- _YOUR GOAL_
Locate and copy all lines bearing the word "that".
*****
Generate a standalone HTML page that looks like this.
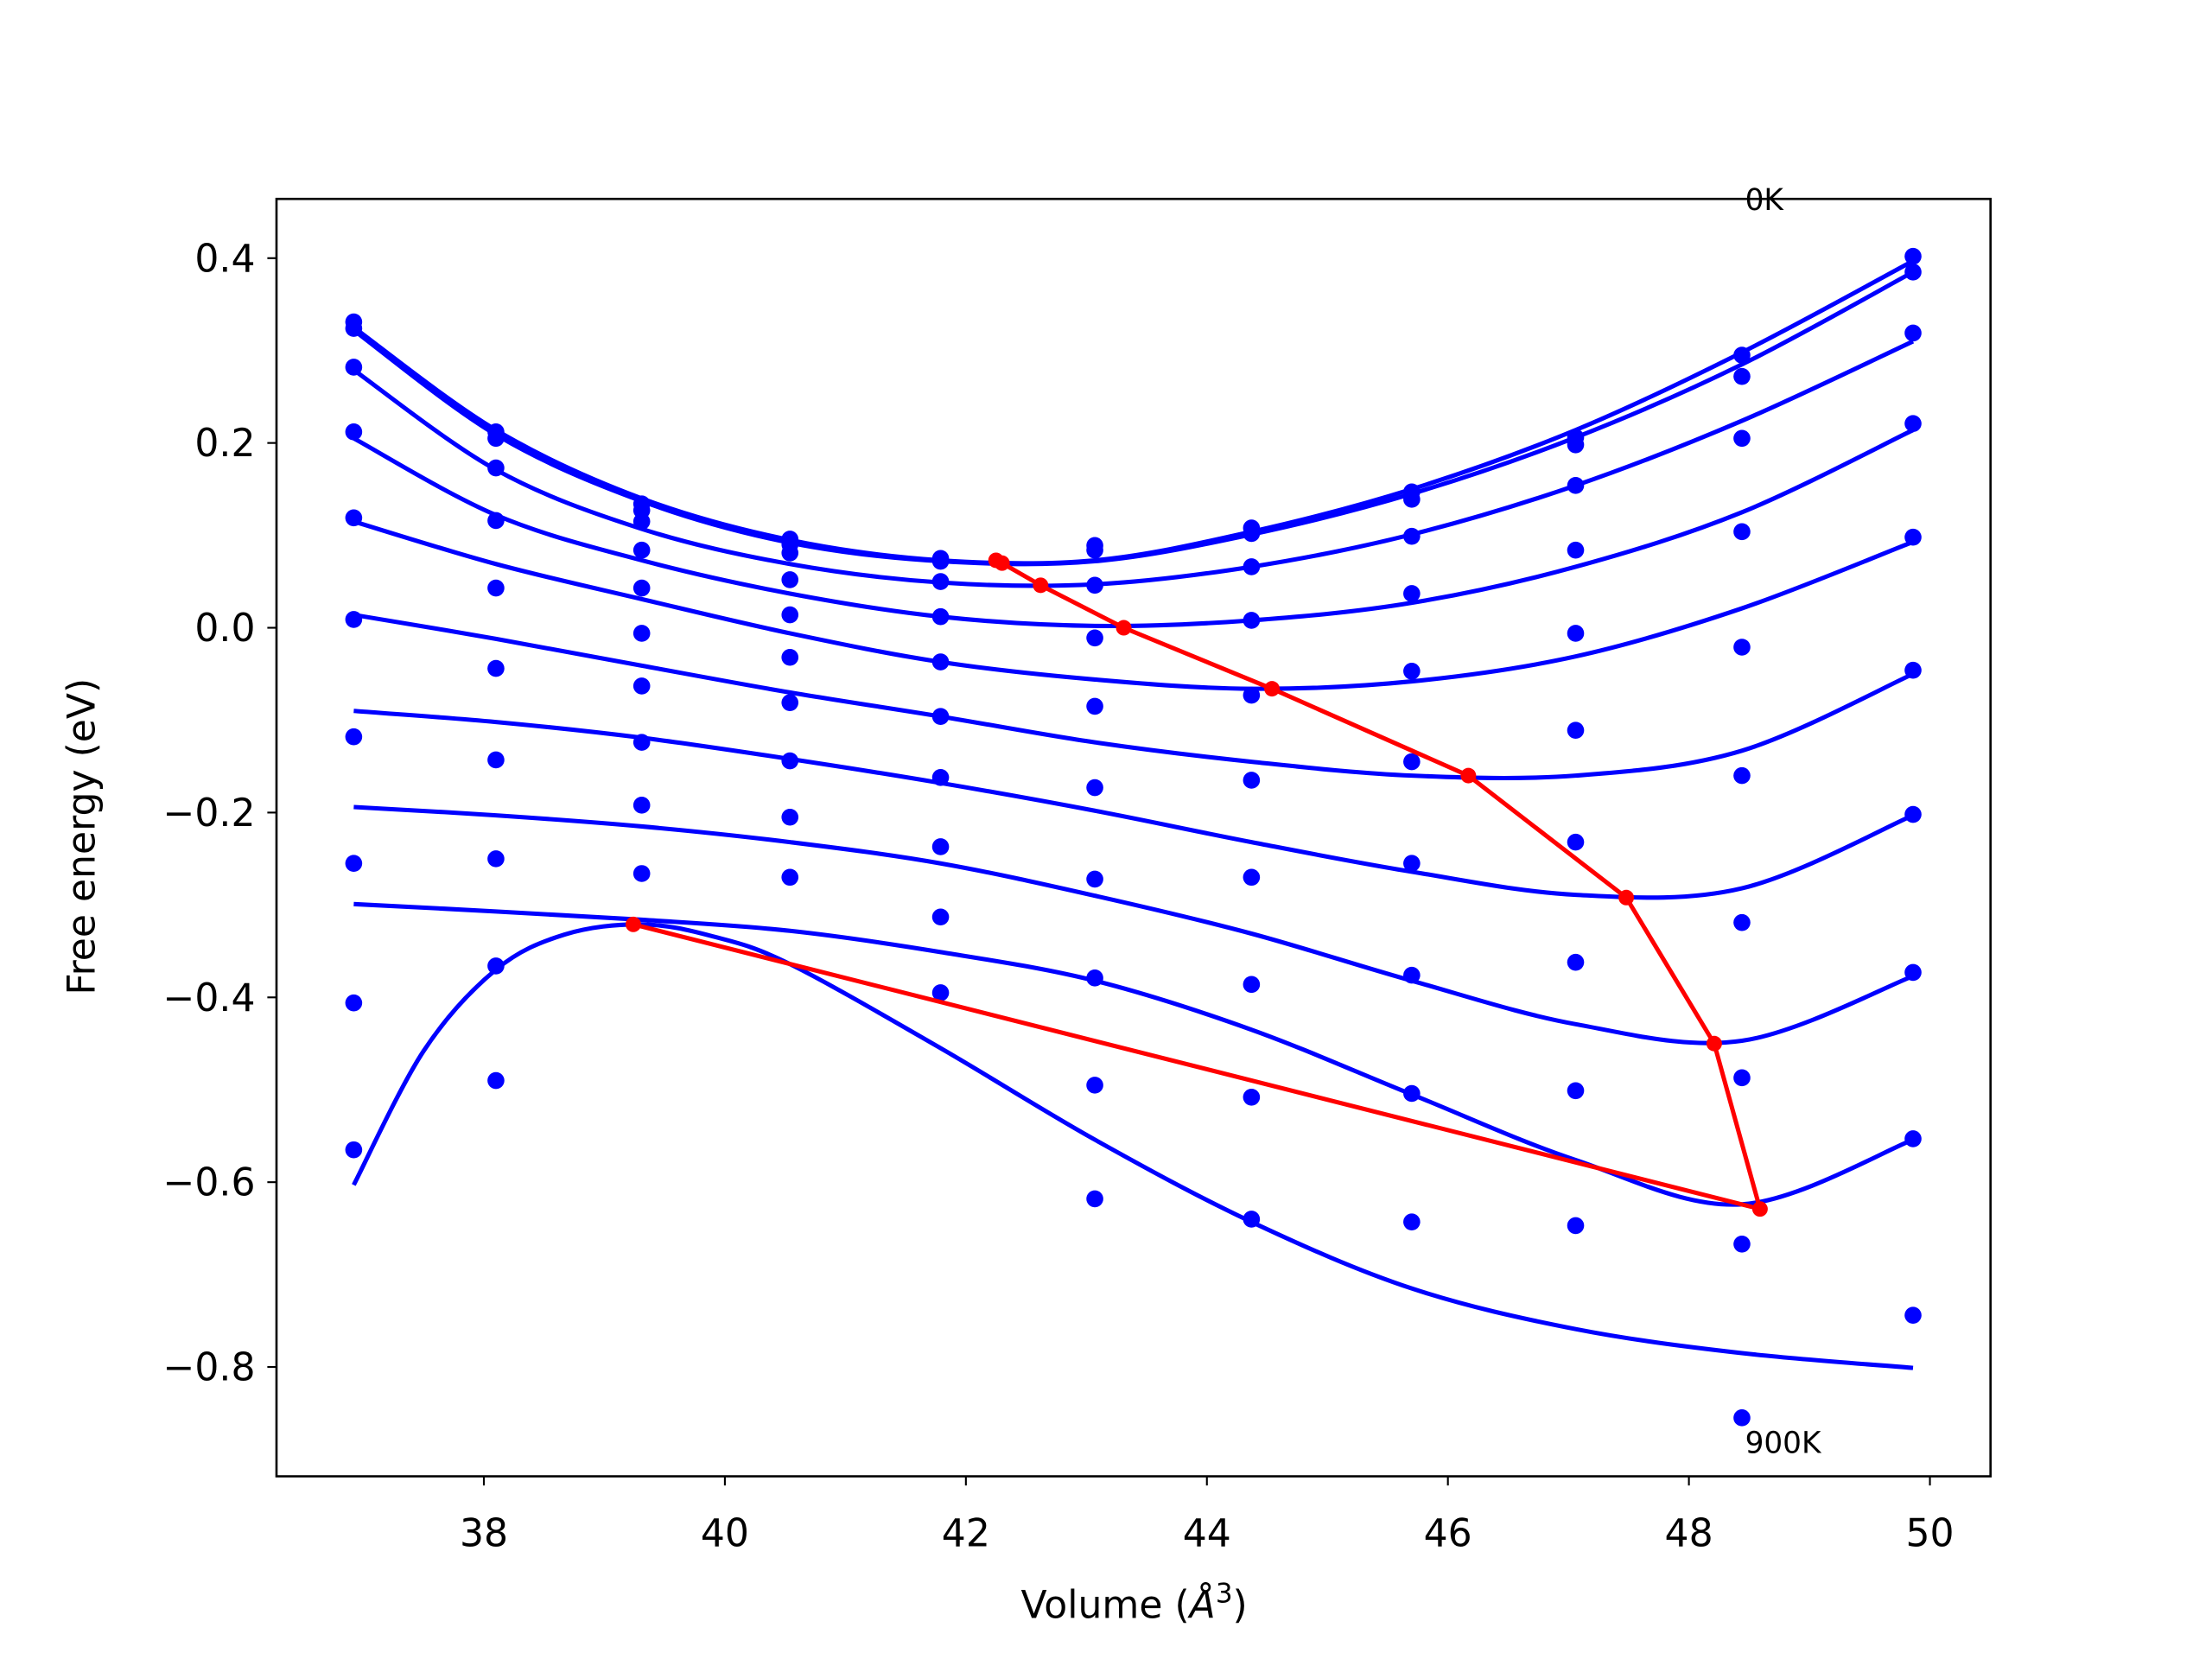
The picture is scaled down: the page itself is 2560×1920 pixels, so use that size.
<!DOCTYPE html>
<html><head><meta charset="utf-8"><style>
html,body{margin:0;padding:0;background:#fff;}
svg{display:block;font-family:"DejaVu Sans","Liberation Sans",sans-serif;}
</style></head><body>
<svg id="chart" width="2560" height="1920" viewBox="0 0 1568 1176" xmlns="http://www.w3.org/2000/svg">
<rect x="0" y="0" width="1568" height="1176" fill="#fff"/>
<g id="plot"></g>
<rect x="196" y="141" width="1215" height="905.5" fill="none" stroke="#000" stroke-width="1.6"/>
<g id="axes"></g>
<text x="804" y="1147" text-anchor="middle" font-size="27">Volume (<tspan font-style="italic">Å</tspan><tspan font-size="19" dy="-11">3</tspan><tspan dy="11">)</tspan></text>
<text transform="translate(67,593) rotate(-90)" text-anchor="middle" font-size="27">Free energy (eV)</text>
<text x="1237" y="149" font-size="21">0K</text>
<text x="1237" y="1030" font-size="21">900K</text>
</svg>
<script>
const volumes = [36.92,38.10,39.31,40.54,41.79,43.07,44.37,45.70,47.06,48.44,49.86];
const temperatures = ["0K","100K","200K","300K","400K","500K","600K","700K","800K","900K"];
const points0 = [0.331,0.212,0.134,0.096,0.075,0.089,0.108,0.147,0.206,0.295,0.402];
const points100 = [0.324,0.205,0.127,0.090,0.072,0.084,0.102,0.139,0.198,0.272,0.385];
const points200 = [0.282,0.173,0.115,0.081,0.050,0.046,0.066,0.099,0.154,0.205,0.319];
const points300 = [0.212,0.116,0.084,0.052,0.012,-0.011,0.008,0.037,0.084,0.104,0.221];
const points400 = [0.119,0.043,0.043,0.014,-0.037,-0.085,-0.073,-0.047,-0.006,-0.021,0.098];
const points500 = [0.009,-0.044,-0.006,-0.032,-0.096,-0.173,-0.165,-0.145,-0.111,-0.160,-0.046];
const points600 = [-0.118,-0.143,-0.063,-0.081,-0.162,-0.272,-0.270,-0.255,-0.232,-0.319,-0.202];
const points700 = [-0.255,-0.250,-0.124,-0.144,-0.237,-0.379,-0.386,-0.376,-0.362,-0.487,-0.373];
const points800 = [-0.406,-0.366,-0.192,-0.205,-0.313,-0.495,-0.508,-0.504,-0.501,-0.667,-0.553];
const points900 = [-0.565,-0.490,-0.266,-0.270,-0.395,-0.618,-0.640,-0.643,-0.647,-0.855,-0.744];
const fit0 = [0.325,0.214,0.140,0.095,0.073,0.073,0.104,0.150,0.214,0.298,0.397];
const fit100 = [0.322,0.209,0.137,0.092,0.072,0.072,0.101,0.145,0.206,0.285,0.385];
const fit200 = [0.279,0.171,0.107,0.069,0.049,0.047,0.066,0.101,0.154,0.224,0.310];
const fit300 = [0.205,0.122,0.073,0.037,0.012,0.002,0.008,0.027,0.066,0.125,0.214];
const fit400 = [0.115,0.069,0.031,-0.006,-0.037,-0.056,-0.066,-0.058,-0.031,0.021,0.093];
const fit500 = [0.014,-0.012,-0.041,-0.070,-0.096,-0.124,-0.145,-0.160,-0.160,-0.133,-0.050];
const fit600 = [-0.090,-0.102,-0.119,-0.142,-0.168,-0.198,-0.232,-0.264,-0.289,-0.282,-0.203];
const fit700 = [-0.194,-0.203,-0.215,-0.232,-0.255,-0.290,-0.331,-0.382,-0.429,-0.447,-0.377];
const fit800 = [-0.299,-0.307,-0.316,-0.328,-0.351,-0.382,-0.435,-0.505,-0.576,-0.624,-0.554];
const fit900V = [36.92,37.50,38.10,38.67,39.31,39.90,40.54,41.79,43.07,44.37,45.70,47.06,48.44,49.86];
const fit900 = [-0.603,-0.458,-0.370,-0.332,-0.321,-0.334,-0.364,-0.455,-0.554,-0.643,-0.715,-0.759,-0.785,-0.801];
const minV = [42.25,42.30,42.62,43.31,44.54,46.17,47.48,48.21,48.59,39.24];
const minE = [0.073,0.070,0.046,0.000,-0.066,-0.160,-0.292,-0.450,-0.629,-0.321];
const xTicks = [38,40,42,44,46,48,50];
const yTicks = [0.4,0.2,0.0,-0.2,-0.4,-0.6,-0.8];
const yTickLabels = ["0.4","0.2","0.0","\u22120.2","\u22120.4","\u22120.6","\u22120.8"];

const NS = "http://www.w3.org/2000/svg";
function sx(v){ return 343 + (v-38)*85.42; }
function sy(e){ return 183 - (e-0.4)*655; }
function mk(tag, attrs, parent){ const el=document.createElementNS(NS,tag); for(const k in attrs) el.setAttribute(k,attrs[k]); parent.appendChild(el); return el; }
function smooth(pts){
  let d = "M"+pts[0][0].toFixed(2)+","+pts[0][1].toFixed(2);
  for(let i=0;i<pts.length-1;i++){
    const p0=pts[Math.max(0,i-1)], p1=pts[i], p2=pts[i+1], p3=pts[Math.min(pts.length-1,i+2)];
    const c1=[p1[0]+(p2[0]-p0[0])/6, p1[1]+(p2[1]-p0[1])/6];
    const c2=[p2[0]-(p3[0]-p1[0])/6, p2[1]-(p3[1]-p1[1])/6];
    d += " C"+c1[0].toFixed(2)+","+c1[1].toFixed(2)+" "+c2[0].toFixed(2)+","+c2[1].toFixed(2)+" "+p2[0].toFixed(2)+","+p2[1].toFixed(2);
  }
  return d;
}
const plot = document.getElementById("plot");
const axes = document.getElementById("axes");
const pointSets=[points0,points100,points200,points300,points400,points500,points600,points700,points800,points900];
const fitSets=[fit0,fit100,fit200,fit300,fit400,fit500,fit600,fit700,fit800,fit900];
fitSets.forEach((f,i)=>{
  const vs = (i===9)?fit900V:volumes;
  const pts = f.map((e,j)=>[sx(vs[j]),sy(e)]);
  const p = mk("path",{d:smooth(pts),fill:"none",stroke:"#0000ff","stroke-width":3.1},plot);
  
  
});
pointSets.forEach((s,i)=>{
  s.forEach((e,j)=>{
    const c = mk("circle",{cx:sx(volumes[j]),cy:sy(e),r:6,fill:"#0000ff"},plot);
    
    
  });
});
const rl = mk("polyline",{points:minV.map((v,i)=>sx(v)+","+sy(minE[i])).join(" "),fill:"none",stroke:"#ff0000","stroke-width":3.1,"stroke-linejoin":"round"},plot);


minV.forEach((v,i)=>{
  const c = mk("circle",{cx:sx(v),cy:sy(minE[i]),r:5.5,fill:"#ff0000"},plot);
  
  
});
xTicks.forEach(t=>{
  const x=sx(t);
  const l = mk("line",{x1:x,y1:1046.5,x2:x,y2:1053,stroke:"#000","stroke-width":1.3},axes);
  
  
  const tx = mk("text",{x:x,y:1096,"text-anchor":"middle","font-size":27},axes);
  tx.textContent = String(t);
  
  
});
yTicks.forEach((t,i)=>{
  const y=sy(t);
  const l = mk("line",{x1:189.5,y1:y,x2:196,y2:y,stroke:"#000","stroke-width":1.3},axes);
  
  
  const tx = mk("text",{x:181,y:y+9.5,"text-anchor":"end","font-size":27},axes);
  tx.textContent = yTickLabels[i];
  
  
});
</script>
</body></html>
*****
- _WRITTEN SOLUTION_
Generate a standalone HTML page that looks like this.
The picture is scaled down: the page itself is 2560×1920 pixels, so use that size.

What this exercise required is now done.